# prince_bigd's build thread



## prince_bigd (Jul 16, 2013)

Hello all, Ive been around a while now and try to contribute here and there but havent really sat down and posted all the current and future mods for my cruze. Ill start with the basics, Its a 2012 2LT Summit White with the Cocoa and Neutral leather interior. I have a few pics posted already in my albums but I want to post some new ones this week in this thread that show everything so far.

Current Mods

Exterior Appearance and Performance upgrades
17 inch Axis Sport Xplode wheels in anthracite with machined accents
225/50/17 Kuhmo Ecsta Pa31 tires
Black thin wheel lugs and custom black and carbon fiber union jack valve stem caps
Carbon Fiber wrap on the bowties and the front corner markers
carbon fiber vinyl grand sport style fender stripes
Fully Debadged
short black billet antenna with matching white accent rings
windows tinted 5%
In channel vent visors
Rear window spoiler 
red cruze lettering on rear chrome trunk accent, side rear window plastic and front bowties
LED license plate bulbs and trunk bulb
clear turn signal bulbs front and rear
Sylvania Silverstar Ultra headlight bulbs
LED reverse bulbs

Interior Mods
silver trim on glove box with cruze lettering
billet aluminum trim ring for ignition switch
billet aluminum mirror adjustment knob
aliminum/silver door locks with cruze and chevy logo
stainless polished inserts in door handles
chrome trim around door handles, upper dash vents, and light control 
polished door sill plates with cruze logo
3 pc billet brushed aluminum pedal covers
all interior lights replaced with LEDs

Performance and Engine Bay dress up mods
K&N typhoon intake
AFE Pro Dry S synthetic dry filter
Forge Recirculating BPV
NGK BKR8EIX iridium plugs Gapped at 0.032 (these are an 8 heat range plug)
NRG Epac3 voltage stabilizer
TeCollins 1/0 big three grounding kit
BNR catless Downpipe
ZZP catless midpipe
Trifecta Premium tune
sickspeed red thermal covers for intake
reflectix heatshielding wrap for extending the K&N heat shield

FUTURE mods
Bosch 42# injectors
port my intake manifold
better pads and upgraded brake fluid
UR racing upper strut brace front and rear
whiteline rear sway bar
lowering springs

I will try to post pics this week if we can ever get a nice day here.


----------



## Aussie (Sep 16, 2012)

Very nice car, what engine do you have?


----------



## prince_bigd (Jul 16, 2013)

It's the 1.4t LUH/LUV motor and 6spd auto.

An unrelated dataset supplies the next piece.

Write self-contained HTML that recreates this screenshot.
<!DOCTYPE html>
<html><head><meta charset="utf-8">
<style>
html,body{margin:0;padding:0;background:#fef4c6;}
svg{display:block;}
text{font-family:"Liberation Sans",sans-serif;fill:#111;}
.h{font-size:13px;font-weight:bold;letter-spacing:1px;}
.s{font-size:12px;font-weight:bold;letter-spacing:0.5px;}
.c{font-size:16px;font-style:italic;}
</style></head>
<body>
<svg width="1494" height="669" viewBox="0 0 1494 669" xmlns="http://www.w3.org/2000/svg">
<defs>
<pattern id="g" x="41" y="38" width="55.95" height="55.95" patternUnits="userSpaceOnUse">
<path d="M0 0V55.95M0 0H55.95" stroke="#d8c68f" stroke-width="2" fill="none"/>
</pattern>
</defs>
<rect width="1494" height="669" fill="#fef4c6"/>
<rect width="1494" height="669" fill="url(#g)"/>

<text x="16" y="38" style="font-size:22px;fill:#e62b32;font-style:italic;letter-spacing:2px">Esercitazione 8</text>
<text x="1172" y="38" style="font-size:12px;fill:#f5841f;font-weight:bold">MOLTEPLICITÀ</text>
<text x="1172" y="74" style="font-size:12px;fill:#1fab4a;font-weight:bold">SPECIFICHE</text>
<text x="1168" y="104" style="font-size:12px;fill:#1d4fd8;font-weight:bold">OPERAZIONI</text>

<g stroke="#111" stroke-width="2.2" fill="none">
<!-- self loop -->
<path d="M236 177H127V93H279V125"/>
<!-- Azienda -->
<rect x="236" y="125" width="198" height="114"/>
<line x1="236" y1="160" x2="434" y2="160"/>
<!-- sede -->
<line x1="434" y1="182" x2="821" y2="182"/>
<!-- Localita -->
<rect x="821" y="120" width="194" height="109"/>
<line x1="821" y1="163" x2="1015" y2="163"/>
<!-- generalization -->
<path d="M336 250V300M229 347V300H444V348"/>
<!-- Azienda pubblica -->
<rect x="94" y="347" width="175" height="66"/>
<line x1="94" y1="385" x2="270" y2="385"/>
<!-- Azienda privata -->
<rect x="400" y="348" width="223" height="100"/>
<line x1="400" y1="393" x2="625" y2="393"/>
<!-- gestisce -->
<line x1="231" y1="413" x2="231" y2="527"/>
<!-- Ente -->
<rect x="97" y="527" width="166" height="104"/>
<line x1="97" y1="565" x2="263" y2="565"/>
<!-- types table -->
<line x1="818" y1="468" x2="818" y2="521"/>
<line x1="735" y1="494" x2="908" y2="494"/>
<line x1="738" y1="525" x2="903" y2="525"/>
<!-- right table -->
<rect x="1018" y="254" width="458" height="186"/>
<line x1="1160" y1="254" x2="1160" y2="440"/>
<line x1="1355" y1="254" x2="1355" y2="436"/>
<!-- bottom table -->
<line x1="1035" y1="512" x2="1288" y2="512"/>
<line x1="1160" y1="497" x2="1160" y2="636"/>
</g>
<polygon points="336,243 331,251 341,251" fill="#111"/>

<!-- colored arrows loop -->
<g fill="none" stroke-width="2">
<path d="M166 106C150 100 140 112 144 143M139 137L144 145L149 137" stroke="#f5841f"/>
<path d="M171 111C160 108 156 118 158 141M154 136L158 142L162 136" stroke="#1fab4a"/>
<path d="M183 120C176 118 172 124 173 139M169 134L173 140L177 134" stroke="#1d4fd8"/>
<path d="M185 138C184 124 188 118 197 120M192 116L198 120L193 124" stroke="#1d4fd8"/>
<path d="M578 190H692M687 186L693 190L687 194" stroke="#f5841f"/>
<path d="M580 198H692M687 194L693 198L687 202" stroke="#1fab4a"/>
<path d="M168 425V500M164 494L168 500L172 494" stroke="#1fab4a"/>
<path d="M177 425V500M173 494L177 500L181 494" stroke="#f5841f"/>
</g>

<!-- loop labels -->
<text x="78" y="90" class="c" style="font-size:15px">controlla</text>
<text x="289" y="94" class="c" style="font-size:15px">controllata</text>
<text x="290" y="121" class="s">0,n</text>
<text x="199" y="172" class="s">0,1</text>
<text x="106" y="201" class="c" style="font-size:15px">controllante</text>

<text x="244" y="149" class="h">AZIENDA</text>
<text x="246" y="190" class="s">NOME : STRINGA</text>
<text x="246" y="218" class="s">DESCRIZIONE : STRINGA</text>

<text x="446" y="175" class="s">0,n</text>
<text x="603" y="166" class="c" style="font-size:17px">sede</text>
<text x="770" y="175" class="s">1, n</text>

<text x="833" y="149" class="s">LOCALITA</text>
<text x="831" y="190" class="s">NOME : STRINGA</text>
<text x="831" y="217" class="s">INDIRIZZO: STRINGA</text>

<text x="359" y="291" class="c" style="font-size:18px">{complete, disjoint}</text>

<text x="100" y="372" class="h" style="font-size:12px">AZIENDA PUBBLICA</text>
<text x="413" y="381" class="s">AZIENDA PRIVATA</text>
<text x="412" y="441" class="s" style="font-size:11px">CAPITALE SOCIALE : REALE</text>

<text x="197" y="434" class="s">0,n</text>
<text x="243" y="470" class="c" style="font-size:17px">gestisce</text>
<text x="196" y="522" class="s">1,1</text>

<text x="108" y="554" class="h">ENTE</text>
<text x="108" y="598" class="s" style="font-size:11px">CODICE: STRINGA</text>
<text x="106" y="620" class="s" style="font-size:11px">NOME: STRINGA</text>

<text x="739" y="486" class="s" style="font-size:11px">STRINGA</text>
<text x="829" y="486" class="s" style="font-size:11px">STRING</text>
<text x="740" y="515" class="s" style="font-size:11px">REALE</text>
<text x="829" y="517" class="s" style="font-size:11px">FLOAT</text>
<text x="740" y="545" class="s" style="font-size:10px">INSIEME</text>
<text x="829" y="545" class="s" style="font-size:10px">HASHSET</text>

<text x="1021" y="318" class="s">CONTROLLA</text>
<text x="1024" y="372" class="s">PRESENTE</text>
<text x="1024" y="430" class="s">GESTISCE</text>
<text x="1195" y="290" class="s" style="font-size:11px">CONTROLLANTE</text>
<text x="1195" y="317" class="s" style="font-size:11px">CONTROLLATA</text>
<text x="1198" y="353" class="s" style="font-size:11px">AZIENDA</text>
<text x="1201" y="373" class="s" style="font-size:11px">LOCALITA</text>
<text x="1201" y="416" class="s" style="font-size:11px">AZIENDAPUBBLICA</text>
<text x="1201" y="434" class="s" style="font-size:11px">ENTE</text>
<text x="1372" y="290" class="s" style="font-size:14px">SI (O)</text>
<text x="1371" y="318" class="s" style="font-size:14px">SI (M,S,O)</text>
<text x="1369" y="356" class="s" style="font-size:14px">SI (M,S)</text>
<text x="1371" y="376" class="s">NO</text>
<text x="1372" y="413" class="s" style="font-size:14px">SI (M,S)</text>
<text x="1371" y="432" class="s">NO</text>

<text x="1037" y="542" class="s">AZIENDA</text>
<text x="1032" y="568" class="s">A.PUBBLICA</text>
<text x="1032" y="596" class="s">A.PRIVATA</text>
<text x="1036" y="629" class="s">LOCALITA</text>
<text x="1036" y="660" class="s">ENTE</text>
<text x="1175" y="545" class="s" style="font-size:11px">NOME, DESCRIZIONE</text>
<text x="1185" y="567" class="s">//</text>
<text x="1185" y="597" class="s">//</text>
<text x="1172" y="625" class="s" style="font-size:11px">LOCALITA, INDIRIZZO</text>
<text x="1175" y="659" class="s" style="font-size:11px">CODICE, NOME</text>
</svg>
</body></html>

I just installed the downpipe and midpipe, but before that I was making 213lb ft of torque by GM PIDs with the other mods listed. Haven't datalogged since then to check but figure 8-12 hp and similar torque gains with the new dp/mp combo.


----------



## prince_bigd (Jul 16, 2013)

Alright Here are the pics Ive been wanting to get up  I apologize the car isnt detailed spotlessly yet. I kept it washed this winter and actually just washed it yesterday but just driving on our roads leads to a filthy mess. :/


















































































and heres a couple of older pics where you can see my front and rear overlays and debadging and such.


----------



## trevor_geiger (Nov 29, 2012)

Nice job so far! Keep up the great work, and keep adding more pictures man.


----------



## cdb09007 (Aug 7, 2013)

Looks real mean and clean. Moar Moar Moar!


----------



## prince_bigd (Jul 16, 2013)

thought Id share todays project.  got my fender stripes on and they came out pretty good and evenly spaced and angled on both sides. they are carbon fiber vinyl to match the badges and corner markers.


----------